Adaptive weight-bit inversion for state error reduction for robust and efficient deep neural network inference using MLC NAND Flash

Abstract

When Flash memory is used to store the weights of a deep neural network (DNN), the inference accuracy can degrade owing to the state errors of the Flash memory. To protect the weights from state errors, the existing methods rely on an error correction code (ECC) or parity, which can incur power/storage overhead. We propose a weight-bit inversion method that minimizes accuracy loss caused by state errors without using ECC or parity. First, the method applies weight-bit inversion for state elimination (WISE), which removes the most error-prone state from MLC NAND, thereby improving the error robustness and the most significant bit (MSB) page read speed. If the initial accuracy loss caused by the WISE is unacceptable, we apply weight-bit inversion for state error reduction (WISER), which reduces weight mapping to error-prone states with minimum changes in weight value.
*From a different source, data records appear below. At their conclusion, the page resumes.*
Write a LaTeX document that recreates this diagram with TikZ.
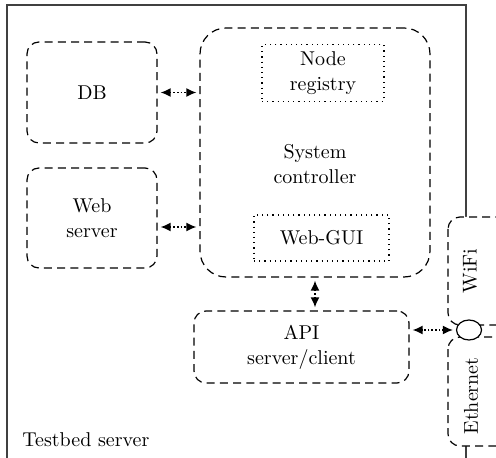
\documentclass[tikz,border=0pt]{standalone}
\usetikzlibrary{arrows.meta,shapes.geometric}
\tikzset{
  box/.style={draw, dashed, dash pattern=on 4pt off 2.6pt, line width=0.6pt, rounded corners=6pt, fill=white, align=center},
  subbox/.style={draw, dotted, line width=0.6pt, align=center},
  link/.style={densely dotted, line width=0.8pt, {Latex[length=5pt,width=4.5pt]}-{Latex[length=5pt,width=4.5pt]}, shorten <=1.5pt, shorten >=1.5pt},
  txt/.style={align=center}
}
\begin{document}
\begin{tikzpicture}[x=0.5pt,y=-0.5pt,font=\fontsize{10}{12.5}\selectfont]
                      \useasboundingbox (0,0) rectangle (496,458);
                      \clip (0,0) rectangle (496,458);
                      \draw[line width=0.8pt, black!75] (7,5) rectangle (466,480);
                      \node[box, minimum width=65pt, minimum height=50.5pt] (db) at (92,92.5) {DB};
                      \node[box, minimum width=65pt, minimum height=50pt] (web) at (92,218) {Web\\server};
                      \node[box, rounded corners=13pt, minimum width=115pt, minimum height=124.5pt] (ctrl) at (315,152.5) {};
                      \node[txt] (ctrltext) at (315,164) {System\\controller};
                      \node[subbox, minimum width=61pt, minimum height=25pt] (reg) at (323,73) {Node\\registry};
                      \node[subbox, minimum width=67.5pt, minimum height=23pt] (gui) at (321.5,238) {Web-GUI};
                      \node[box, minimum width=107.5pt, minimum height=36pt] (api) at (301.5,347) {API\\server/client};
                      \draw[box] (448,217) rectangle (540,325);
                      \draw[box] (448,337) rectangle (540,446);
                      \node[txt, rotate=90] (wifi) at (470,271) {WiFi};
                      \node[txt, rotate=90] (eth) at (471,396) {Ethernet};
                      \node[ellipse, draw, fill=white, line width=0.6pt, minimum width=12.5pt, minimum height=10pt, inner sep=0pt] (port) at (469,330) {};
                      \draw[link] (db.east) -- (db.east -| ctrl.west);
                      \draw[link] ([yshift=-4.5pt]web.east) -- ([yshift=-4.5pt]web.east -| ctrl.west);
                      \draw[link] (ctrl.south) -- (ctrl.south |- api.north);
                      \draw[link] (port.west) -- (port.west -| api.east);
                      \node[anchor=base west, inner sep=0pt] (label) at (22,446) {Testbed server};
                    \end{tikzpicture}
\end{document}
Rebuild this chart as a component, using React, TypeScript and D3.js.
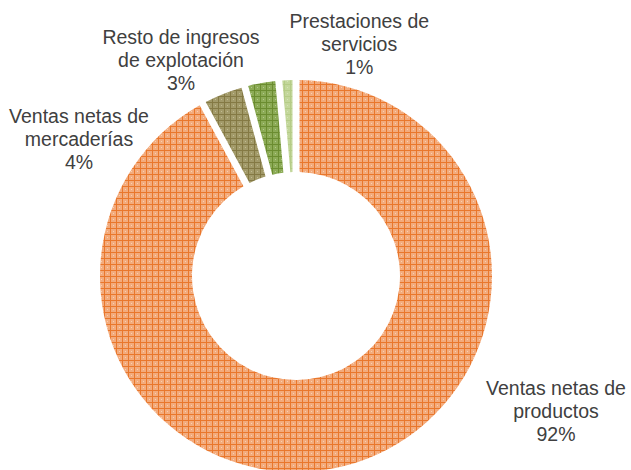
import React from "react";
import * as d3 from "d3";

// ---- data ----
const categories = [
  "Ventas netas de productos",
  "Ventas netas de mercaderías",
  "Resto de ingresos de explotación",
  "Prestaciones de servicios",
];
const values = [92.1, 3.7, 2.8, 1.4];
const labelLines = [
  ["Ventas netas de", "productos"],
  ["Ventas netas de", "mercaderías"],
  ["Resto de ingresos", "de explotación"],
  ["Prestaciones de", "servicios"],
];

// ---- styles / layout ----
const W = 631;
const H = 470;
const CX = 296;
const CY = 276;
const R_OUT = 196;
const R_IN = 104;
const GAP = 7;
const FONT = 19.5;
const LINE_H = 23;
const labelAnchors = [
  [556, 395],
  [79, 122.7],
  [181, 44.3],
  [359.3, 27.7],
];
const patternStyles = [
  { bg: "#f3ab7c", line: "#e9772c", dot: "#f9cfb2" },
  { bg: "#a29a69", line: "#847944", dot: "#c2bb93" },
  { bg: "#8cab56", line: "#6b8c30", dot: "#b3c88d" },
  { bg: "#c3d79b", line: "#b5cc87", dot: "#d6e4ba" },
];

export default function App() {
  const pie = d3
    .pie<number>()
    .sort(null)
    .value((d) => d)
    .startAngle(0)
    .endAngle(2 * Math.PI);
  const arcs = pie(values);
  const arc = d3
    .arc<d3.PieArcDatum<number>>()
    .innerRadius(R_IN)
    .outerRadius(R_OUT)
    .padAngle(GAP / R_OUT)
    .padRadius(R_OUT);

  return (
    <div style={{ position: "fixed", left: 0, top: 0, width: W, height: H, background: "#fff" }}>
      <svg width={W} height={H} style={{ display: "block" }}>
        <defs>
          {patternStyles.map((p, i) => (
            <pattern key={i} id={`pat${i}`} width={6} height={6} patternUnits="userSpaceOnUse">
              <rect width={6} height={6} fill={p.bg} />
              <rect x={0} y={0} width={6} height={1} fill={p.line} />
              <rect x={0} y={0} width={1} height={6} fill={p.line} />
              <rect x={3} y={3} width={1} height={1} fill={p.dot} />
            </pattern>
          ))}
        </defs>
        <g transform={`translate(${CX},${CY})`}>
          {arcs.map((a, i) => (
            <path key={i} d={arc(a) || ""} fill={`url(#pat${i})`} />
          ))}
        </g>
        <g
          fontFamily="'Liberation Sans', Arial, sans-serif"
          fontSize={FONT}
          fill="#404040"
          textAnchor="middle"
        >
          {categories.map((c, i) => {
            const [x, y] = labelAnchors[i];
            const lines = [...labelLines[i], `${Math.round(values[i])}%`];
            return (
              <text key={c} x={x} y={y}>
                {lines.map((l, j) => (
                  <tspan key={j} x={x} y={y + j * LINE_H}>
                    {l}
                  </tspan>
                ))}
              </text>
            );
          })}
        </g>
      </svg>
    </div>
  );
}
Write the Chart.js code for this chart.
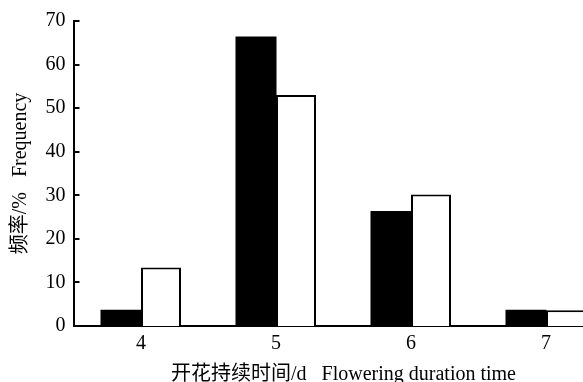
<!DOCTYPE html>
<html>
<head>
<meta charset="utf-8">
<script src="https://cdn.jsdelivr.net/npm/chart.js@4/dist/chart.umd.min.js"></script>
<style>
    html, body { margin: 0; padding: 0; background: #fff; }
    #wrap { width: 583px; height: 382px; overflow: hidden; position: relative; }
</style>
</head>
<body>
<div id="wrap"><canvas id="durationChart" width="620" height="400"></canvas></div>
<script>
const days = ['4', '5', '6', '7'];
const blackSeries = [3.6, 66.3, 26.3, 3.6];
const whiteSeries = [13.4, 53.0, 30.2, 3.6];
const yTitle = '频率/%   Frequency';
const xTitle = '开花持续时间/d   Flowering duration time';

const serif = "'Liberation Serif', 'Times New Roman', 'Noto Sans CJK SC', serif";

// short tick marks pointing into the plot, like the printed figure
const innerTicks = {
    id: 'innerTicks',
    afterDatasetsDraw(chart) {
        const { ctx, chartArea, scales } = chart;
        ctx.save();
        ctx.strokeStyle = '#000';
        ctx.lineWidth = 2;
        scales.y.ticks.forEach((t) => {
            const y = Math.round(scales.y.getPixelForValue(t.value));
            ctx.beginPath();
            ctx.moveTo(chartArea.left, y);
            ctx.lineTo(chartArea.left + 6, y);
            ctx.stroke();
        });
        ctx.restore();
    }
};

new Chart(document.getElementById('durationChart'), {
    type: 'bar',
    data: {
        labels: days,
        datasets: [
            { data: blackSeries, backgroundColor: '#000', borderColor: '#000', borderWidth: 0, inflateAmount: 0.5 },
            { data: whiteSeries, backgroundColor: '#fff', borderColor: '#000', borderWidth: 2 }
        ]
    },
    options: {
        responsive: false,
        animation: false,
        layout: { padding: { top: 21, right: 6.5, left: 0, bottom: 0 } },
        datasets: { bar: { categoryPercentage: 80 / 135, barPercentage: 1.0 } },
        plugins: { legend: { display: false }, tooltip: { enabled: false } },
        scales: {
            x: {
                grid: { display: false, drawTicks: false },
                border: { color: '#000', width: 2 },
                ticks: { color: '#000', font: { family: serif, size: 20 }, padding: 6 },
                title: { display: true, text: xTitle, color: '#000', font: { family: serif, size: 20 }, padding: { top: 0, bottom: 13 } },
                afterFit: (scale) => { scale.height = 74; }
            },
            y: {
                min: 0,
                max: 70,
                grid: { display: false, drawTicks: false },
                border: { color: '#000', width: 2 },
                ticks: { stepSize: 10, color: '#000', font: { family: serif, size: 20 }, padding: 8 },
                title: { display: true, text: yTitle, color: '#000', font: { family: serif, size: 20 }, padding: { top: 9, bottom: 0 } },
                afterFit: (scale) => { scale.width = 73.5; }
            }
        }
    },
    plugins: [innerTicks]
});
</script>
</body>
</html>
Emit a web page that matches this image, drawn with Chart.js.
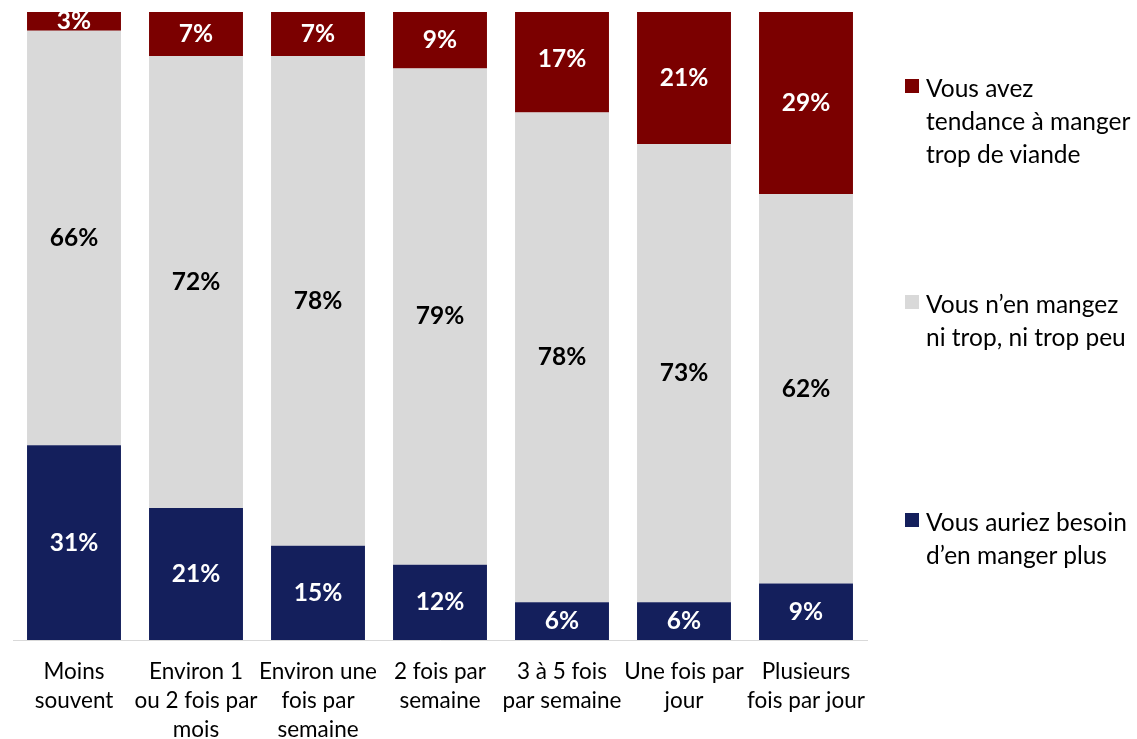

To further improve the read speed with minimum accuracy loss, we propose an adaptive weight-bit inversion scheme that selectively applies WISE or WISER to the unit of a weight group. The simulation results imply that after 16K program-erase cycles in NAND Flash, WISER reduces the CIFAR-100 accuracy loss by 1.33X for LeNet-5, 2.92X for VGG-16, and 2.74X for Resnet-20 compared with the existing methods. In addition, the adaptive inversion technique improves the read speed by 48.6% without accuracy loss, compared with the WISER-only scheme.